Our handlers interact with the redis
package by calling redis.Increment
which writes to a channel. Another goroutine, in the redis
package keeps listening for this channel and talks to the redis server everytime a request is made thru it.
It's usefull to instrument the size of the channel to understand if we need to increase it's buffer size.
prometheus.MustRegister(prometheus.NewGaugeFunc(prometheus.GaugeOpts{
Name: "myapp_redis_queue_current_length",
Help: "The current number of itens on redis queue.",
}, func() float64 {
return float64(len(keys))
}))
This snippet registers a new metric, using one of the New*Func
family of functions. This function (that returns the length of the keys
channel), will be called everytime Prometheus scrapes our service. This instrument our channel and might be used to discover saturation and tune the buffer size.
Our call to the redis.Increment
will block if the channel hits it's buffer size.
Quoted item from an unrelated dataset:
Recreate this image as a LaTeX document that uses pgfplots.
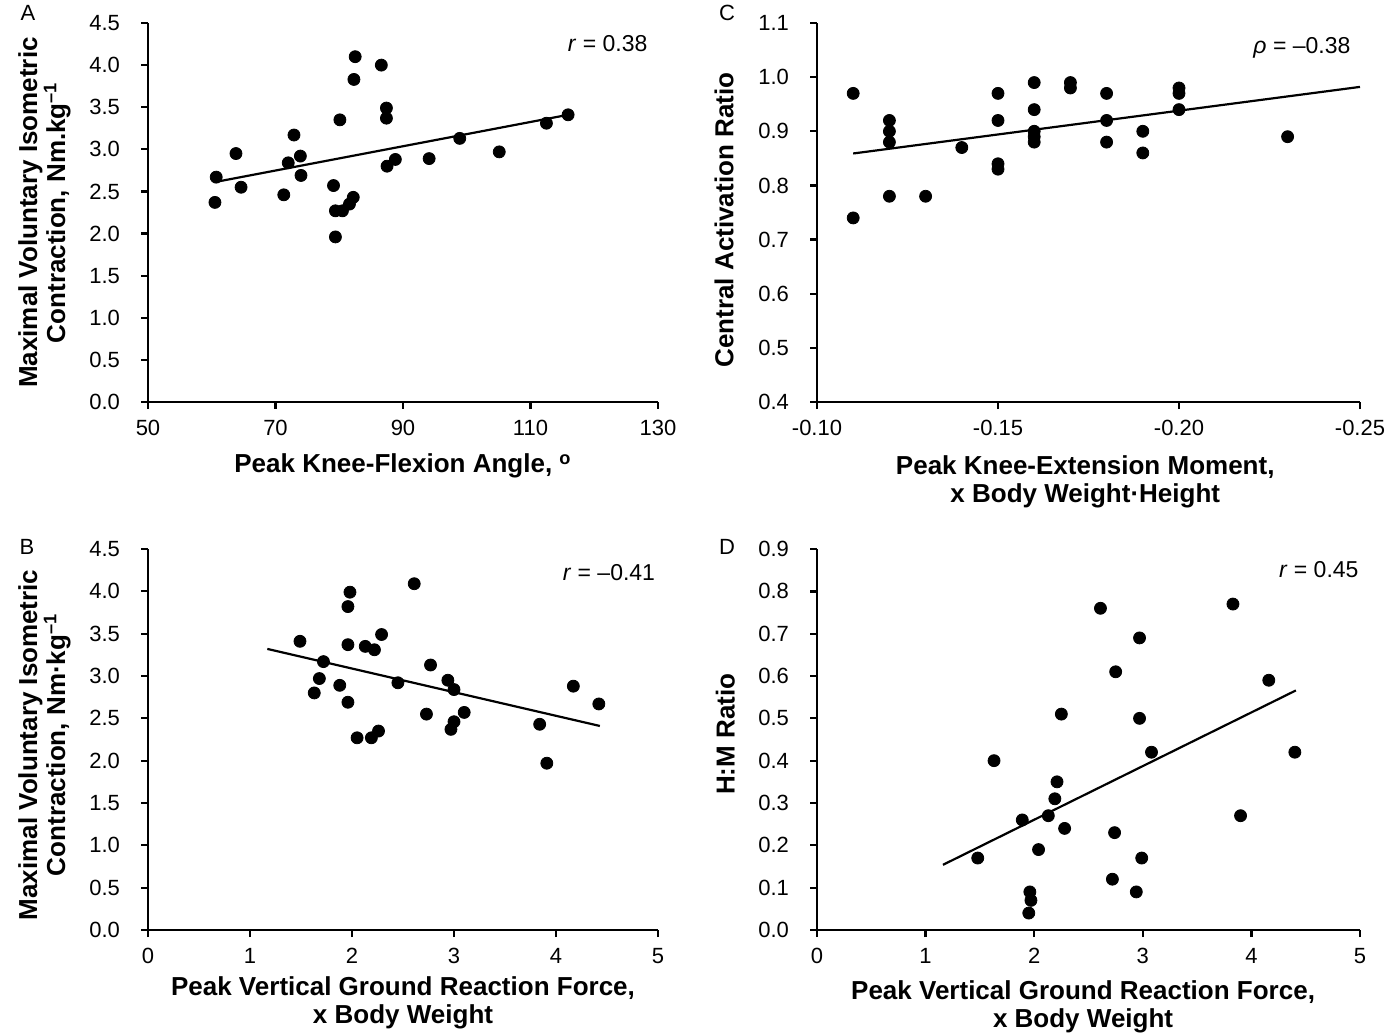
\documentclass[border=0pt]{standalone}
\usepackage{fontspec}
\setmainfont{Liberation Sans}
\usepackage{pgfplots}
\pgfplotsset{compat=1.18}

\newcommand\tickfont{\fontsize{11}{13}\selectfont}
\newcommand\notefont{\fontsize{11.5}{13}\selectfont}
\newcommand\labfont{\fontsize{13}{14}\selectfont\bfseries}

\pgfplotsset{
  panel/.style={
    scale only axis, anchor=south west,
    axis lines=left, axis line style={-, line width=1.15pt},
    tick align=outside, major tick length=3.5pt,
    every tick/.style={black, line width=1.15pt},
    tick label style={font=\tickfont},
    xticklabel style={yshift=-2pt},
    yticklabel style={xshift=-7pt},
    /pgf/number format/assume math mode=true,
    label style={font=\labfont, align=center},
    enlargelimits=false, clip=false,
  },
  dots/.style={only marks, mark=*, mark size=3pt, black},
  fit/.style={black, line width=1.1pt, no marks},
}
\tikzset{note/.style={anchor=east, inner sep=0pt, font=\notefont}}

\begin{document}
\begin{tikzpicture}
\path[use as bounding box] (0,0) rectangle (698pt,517.5pt);

% A
\begin{axis}[panel, at={(74pt,316.5pt)}, width=255pt, height=189.5pt,
  xmin=50, xmax=130, xtick={50,70,...,130},
  ymin=0, ymax=4.5, ytick={0,0.5,...,4.5},
  yticklabel style={/pgf/number format/.cd, fixed, fixed zerofill, precision=1},
  xlabel={Peak Knee-Flexion Angle, \textsuperscript{o}},
  xlabel style={at={(axis description cs:0.5,-0.169)}, anchor=center},
  ylabel={Maximal Voluntary Isometric\\Contraction, Nm.kg\textsuperscript{\textendash1}},
  ylabel style={at={(axis description cs:-0.203,0.5)}, anchor=center}]
\addplot[dots] coordinates {
 (82.5,4.10) (86.6,4.00) (82.3,3.83) (87.4,3.49) (87.4,3.37) (80.1,3.35)
 (115.9,3.41) (112.5,3.31) (72.9,3.17) (98.9,3.13) (63.8,2.95) (73.9,2.92)
 (105.1,2.97) (72.0,2.84) (88.8,2.88) (94.1,2.89) (87.5,2.80) (60.7,2.67)
 (74.0,2.69) (64.6,2.55) (79.1,2.57) (71.3,2.46) (82.2,2.43) (81.6,2.35)
 (79.4,2.27) (80.5,2.27) (60.5,2.37) (79.4,1.96)};
\addplot[fit] coordinates {(60.4,2.61) (115.9,3.41)};
\node[note] at (rel axis cs:0.98,0.945) {\textit{r} = 0.38};
\end{axis}

% C
\begin{axis}[panel, at={(408.5pt,316.5pt)}, width=271.5pt, height=189.5pt,
  x dir=reverse, xmin=-0.25, xmax=-0.10, xtick={-0.10,-0.15,-0.20,-0.25},
  xticklabel style={/pgf/number format/.cd, fixed, fixed zerofill, precision=2},
  ymin=0.4, ymax=1.1, ytick={0.4,0.5,...,1.1},
  yticklabel style={/pgf/number format/.cd, fixed, fixed zerofill, precision=1},
  xlabel={Peak Knee-Extension Moment,\\x Body Weight·Height},
  xlabel style={at={(axis description cs:0.494,-0.21)}, anchor=center},
  ylabel={Central Activation Ratio},
  ylabel style={at={(axis description cs:-0.171,0.48)}, anchor=center}]
\addplot[dots] coordinates {
 (-0.11,0.97) (-0.11,0.74) (-0.12,0.92) (-0.12,0.90) (-0.12,0.88) (-0.12,0.78)
 (-0.13,0.78) (-0.14,0.87) (-0.15,0.97) (-0.15,0.92) (-0.15,0.84) (-0.15,0.83)
 (-0.16,0.99) (-0.16,0.94) (-0.16,0.90) (-0.16,0.89) (-0.16,0.88)
 (-0.17,0.99) (-0.17,0.98) (-0.18,0.97) (-0.18,0.92) (-0.18,0.88)
 (-0.19,0.90) (-0.19,0.86) (-0.20,0.98) (-0.20,0.97) (-0.20,0.94) (-0.23,0.89)};
\addplot[fit] coordinates {(-0.11,0.859) (-0.25,0.982)};
\node[note] at (rel axis cs:0.983,0.934) {\textit{ρ} = –0.38};
\end{axis}

% B
\begin{axis}[panel, at={(74pt,52.5pt)}, width=255pt, height=190.5pt,
  xmin=0, xmax=5, xtick={0,1,...,5},
  ymin=0, ymax=4.5, ytick={0,0.5,...,4.5},
  yticklabel style={/pgf/number format/.cd, fixed, fixed zerofill, precision=1},
  xlabel={Peak Vertical Ground Reaction Force,\\x Body Weight},
  xlabel style={at={(axis description cs:0.5,-0.192)}, anchor=center},
  ylabel={Maximal Voluntary Isometric\\Contraction, Nm·kg\textsuperscript{\textendash1}},
  ylabel style={at={(axis description cs:-0.203,0.486)}, anchor=center}]
\addplot[dots] coordinates {
 (2.61,4.09) (1.98,3.99) (1.96,3.82) (2.29,3.49) (1.49,3.41) (1.96,3.37)
 (2.13,3.35) (2.22,3.31) (1.72,3.17) (2.77,3.13) (1.68,2.97) (2.94,2.95)
 (2.45,2.92) (1.88,2.89) (4.17,2.88) (3.00,2.84) (1.63,2.80) (1.96,2.69)
 (4.42,2.67) (2.73,2.55) (3.10,2.57) (3.00,2.46) (3.84,2.43) (2.97,2.37)
 (2.26,2.35) (2.05,2.27) (2.19,2.27) (3.91,1.97)};
\addplot[fit] coordinates {(1.17,3.32) (4.43,2.41)};
\node[note] at (rel axis cs:0.995,0.938) {\textit{r} = –0.41};
\end{axis}

% D
\begin{axis}[panel, at={(408.5pt,52.5pt)}, width=271.5pt, height=190.5pt,
  xmin=0, xmax=5, xtick={0,1,...,5},
  ymin=0, ymax=0.9, ytick={0,0.1,...,0.9},
  yticklabel style={/pgf/number format/.cd, fixed, fixed zerofill, precision=1},
  xlabel={Peak Vertical Ground Reaction Force,\\x Body Weight},
  xlabel style={at={(axis description cs:0.49,-0.202)}, anchor=center},
  ylabel={H:M Ratio},
  ylabel style={at={(axis description cs:-0.169,0.514)}, anchor=center}]
\addplot[dots] coordinates {
 (2.61,0.76) (3.83,0.77) (2.97,0.69) (2.75,0.61) (4.16,0.59) (2.25,0.51)
 (2.97,0.50) (1.63,0.40) (3.08,0.42) (4.40,0.42) (2.21,0.35) (2.19,0.31)
 (1.89,0.26) (2.13,0.27) (3.90,0.27) (2.28,0.24) (2.74,0.23) (2.04,0.19)
 (1.48,0.17) (2.99,0.17) (2.72,0.12) (1.96,0.09) (2.94,0.09) (1.97,0.07)
 (1.95,0.04)};
\addplot[fit] coordinates {(1.16,0.154) (4.41,0.566)};
\node[note] at (rel axis cs:0.998,0.945) {\textit{r} = 0.45};
\end{axis}

\node[font=\tickfont] at (14pt,511pt) {A};
\node[font=\tickfont] at (363.5pt,511pt) {C};
\node[font=\tickfont] at (13.5pt,244pt) {B};
\node[font=\tickfont] at (363.5pt,244pt) {D};
\end{tikzpicture}
\end{document}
We can instrument our channel to discover if we are indeed blocking (Saturation). This is done in this step.
We begin by introducing a new metric:
var (
queueWaitDuration = prometheus.NewHistogram(prometheus.HistogramOpts{
Name: "myapp_redis_queue_wait_duration_seconds",
Help: "The wait duration when trying to write to the redis queue",
})
)
And changing our redis.Increment
implementation to:
func Increment(key string) {
select {
case keys <- key:
default:
now := time.Now()
keys <- key
queueWaitDuration.Observe(time.Since(now).Seconds())
}
}
This means that, if there is no request being served (channel is empty), the first case statement is reached: keys <- key
and we simply add the key to the channel and return. If the channel blocks, the default
case is reached and we record the time we spend blocked.
This metric can be used to measure our saturation and to tune the channel buffer size for our requirements.
In this step we add some instrumentation to our redis backend to measure the number of operations we are applying.
We start by registering a new metric:
var (
redisOps = prometheus.NewCounterVec(prometheus.CounterOpts{
Name: "myapp_redis_worker_operations",
Help: "The total operations performed by redis worker.",
}, []string{"operation", "result"})
)
And then updating our background worker:
func startWorker(client *redis.Client) {
fmt.Printf("Starting background worker...\n")
for {
opLabel := "ping"
var err error
select {
case key := <-keys:
result := client.Incr(key)
opLabel = "incr"
err = result.Err()
case <-time.After(time.Second * 10):
result := client.Ping()
err = result.Err()
}
resultLabel := "ok"
if err != nil {
resultLabel = "error"
}
redisOps.WithLabelValues(opLabel, resultLabel).Inc()
}
}
We use labels to distinguish the operation type and the result.